Running the sim now with gauge pressure at 0 for the BCs, operating pressure is still atmospheric. This does make the most sense, ran with a non-zero gauge before because the solver gave me a warning that I shouldn’t have a zero gauge.

Could you please speak to why the solver doesn’t like a zero gauge? What is happening with these BCs in relation to the problem as a whole?

Also, why use SST? What is simple about it’s deployment/use in the solver? Using SA right now as it is considered to be a good low equation option for my supersonic conditions according to the parachute modeling literature.

Thanks again,
Tim
• Forum Coordinator
edited May 21

Hello Tim,

I am guessing that when you ran the earlier case, you had both operating pressure and gauge pressure set to 0 (by mistake perhaps) and hence Fluent displayed the error message.

SA model is actually quite good for aerospace applications and has been observed to perform well for wall-bounded flows and in adverse pressure gradients. However, It is known to yield poor results for free shear layer flows. For your case though, I think it should be fine. Here is a link that has the general description of the different turbulence models including their pros and cons. Hope this helps.
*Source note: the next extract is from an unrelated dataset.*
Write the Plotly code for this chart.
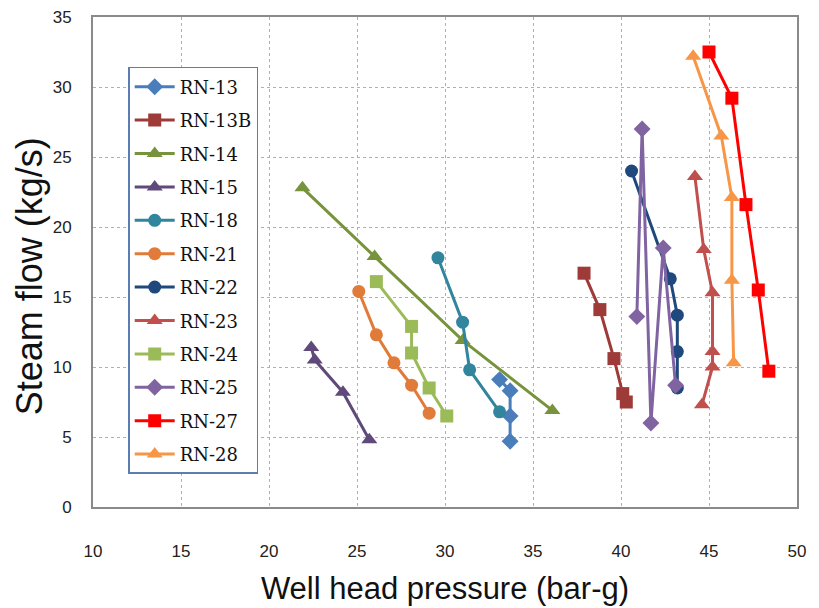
import plotly.graph_objects as go

names = ["RN-13", "RN-13B", "RN-14", "RN-15", "RN-18", "RN-21",
         "RN-22", "RN-23", "RN-24", "RN-25", "RN-27", "RN-28"]

rn13_x = [33.1, 33.7, 33.7, 33.7]
rn13_y = [9.1, 8.3, 6.5, 4.7]
rn13b_x = [37.9, 38.8, 39.6, 40.1, 40.3]
rn13b_y = [16.7, 14.1, 10.6, 8.1, 7.5]
rn14_x = [21.9, 26.0, 31.0, 36.1]
rn14_y = [22.8, 17.9, 11.9, 6.9]
rn15_x = [22.4, 22.6, 24.2, 25.7]
rn15_y = [11.4, 10.5, 8.2, 4.8]
rn18_x = [29.6, 31.0, 31.4, 33.1]
rn18_y = [17.8, 13.2, 9.8, 6.8]
rn21_x = [25.1, 26.1, 27.1, 28.1, 29.1]
rn21_y = [15.4, 12.3, 10.3, 8.7, 6.7]
rn22_x = [40.6, 42.8, 43.2, 43.2, 43.2]
rn22_y = [24.0, 16.3, 13.7, 11.1, 8.5]
rn23_x = [44.2, 44.7, 45.2, 45.2, 45.2, 44.6]
rn23_y = [23.6, 18.4, 15.3, 11.1, 10.0, 7.3]
rn24_x = [26.1, 28.1, 28.1, 29.1, 30.1]
rn24_y = [16.1, 12.9, 11.0, 8.5, 6.5]
rn25_x = [40.9, 41.2, 41.7, 42.4, 43.1]
rn25_y = [13.6, 27.0, 6.0, 18.5, 8.7]
rn27_x = [45.0, 46.3, 47.1, 47.8, 48.4]
rn27_y = [32.5, 29.2, 21.6, 15.5, 9.7]
rn28_x = [44.1, 45.7, 46.3, 46.3, 46.4]
rn28_y = [32.2, 26.5, 22.1, 16.2, 10.3]

xs = [rn13_x, rn13b_x, rn14_x, rn15_x, rn18_x, rn21_x,
      rn22_x, rn23_x, rn24_x, rn25_x, rn27_x, rn28_x]
ys = [rn13_y, rn13b_y, rn14_y, rn15_y, rn18_y, rn21_y,
      rn22_y, rn23_y, rn24_y, rn25_y, rn27_y, rn28_y]

colors = ["#4A7EBB", "#9E3B38", "#77933C", "#604A7B", "#31859C", "#E07B39",
          "#1F497D", "#C0504D", "#9BBB59", "#8064A2", "#FF0000", "#F79646"]
symbols = ["diamond", "square", "triangle-up", "triangle-up", "circle", "circle",
           "circle", "triangle-up", "square", "diamond", "square", "triangle-up"]
sizes = [13, 13, 14, 14, 13, 13, 13, 14, 13, 13, 13, 14]

fig = go.Figure()
for n, x, y, c, s, sz in zip(names, xs, ys, colors, symbols, sizes):
    fig.add_trace(go.Scatter(
        x=x, y=y, name=n, mode="lines+markers", legendgroup=n,
        line=dict(color=c, width=3),
        marker=dict(color=c, symbol=s, size=sz),
    ))

grid = dict(showgrid=True, gridcolor="#b0b0b0", griddash="dot", gridwidth=1)
fig.update_layout(
    width=811, height=600,
    margin=dict(l=85, r=22, t=9, b=101, autoexpand=False),
    paper_bgcolor="white", plot_bgcolor="white",
    font=dict(family="Liberation Sans Narrow, Liberation Sans, Arial", size=17, color="#222"),
    xaxis=dict(range=[10, 50], dtick=5, tick0=10, **grid,
               showline=True, linecolor="#8a8a8a", linewidth=2, mirror=True,
               zeroline=False, ticks="", ticklabelstandoff=28, ticklabeloverflow="allow",
               title=dict(text="Well head pressure (bar-g)", standoff=17,
                          font=dict(family="Liberation Sans, Arial", size=31, color="#111"))),
    yaxis=dict(range=[0, 35], dtick=5, **grid,
               showline=True, linecolor="#8a8a8a", linewidth=2, mirror=True,
               zeroline=False, ticks="", ticklabelstandoff=16, ticklabeloverflow="allow"),
    legend=dict(x=0.05, y=0.898, xanchor="left", yanchor="top",
                bgcolor="white", bordercolor="#5B7DB1", borderwidth=1.5,
                font=dict(family="DejaVu Serif, Liberation Serif", size=18, color="#111"),
                tracegroupgap=7, itemwidth=40),
    showlegend=True,
    annotations=[dict(text="Steam flow (kg/s)", textangle=-90, showarrow=False,
                      xref="paper", yref="paper", x=-0.0909, y=0.471,
                      xanchor="center", yanchor="middle",
                      font=dict(family="Liberation Sans, Arial", size=36, color="#111"))],
)

fig.write_html("out.html")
https://ansyshelp.ansys.com/account/secured?returnurl=/Views/Secured/corp/v201/en/flu_ug/flu_ug_sec_turb_rans.html%23flu_ug_sec_turb_rans_trans

Thanks,

Kalyan

• Member
edited May 21
Kalyan,

For the pressure, I had operatingn pressure set to atmospheric and gauge pressure on inlet and outlet BCs set to 0. The solver gave a pre-calculation warning. Could you please speak to why this is.

Thanks,
Tim
• Forum Coordinator
edited May 21

Hi Tim,

Can  you please post an image of the warning you see? Also, try setting operating pressure to 0 and then set the gauge pressures to absolute total pressure at the inlet, and absolute atmospheric pressure at the outlet.

Thanks,

Kalyan

• Member
edited May 21

Hello Tim,

Another suggestion... You can also try simulating using Density based method with Explicit formulation and AUSM scheme.

• Member
edited May 25

Hi Y'all,

Image of my error is attached. Had some success setting OP pressure to my atmospheric value and gauge pressures to zero. I have updated the geometry and am about to run the solver again with these settings. Kalyan I am a little confused because I thought we were saying beforehand that velocity at the inlet will create a dynamic pressure in the model so if I wanted to switch it up wouldn't I just set op pressure to zero and the inlet and outlet gauge pressure to atmospheric?

Rahul I appreciate the suggestion, what makes you say those approaches may be valid here?

Will post pictures of my new geometry once I run this solver again.

Thanks,

Tim

• Member
edited May 25

... also running my new sim with the explict formulation and AUSM scheme selected

• Forum Coordinator
edited May 25

Hello Tim,

That was just a suggestion in case setting setting operating pressure to my atmospheric value and gauge pressures to zero didn't work.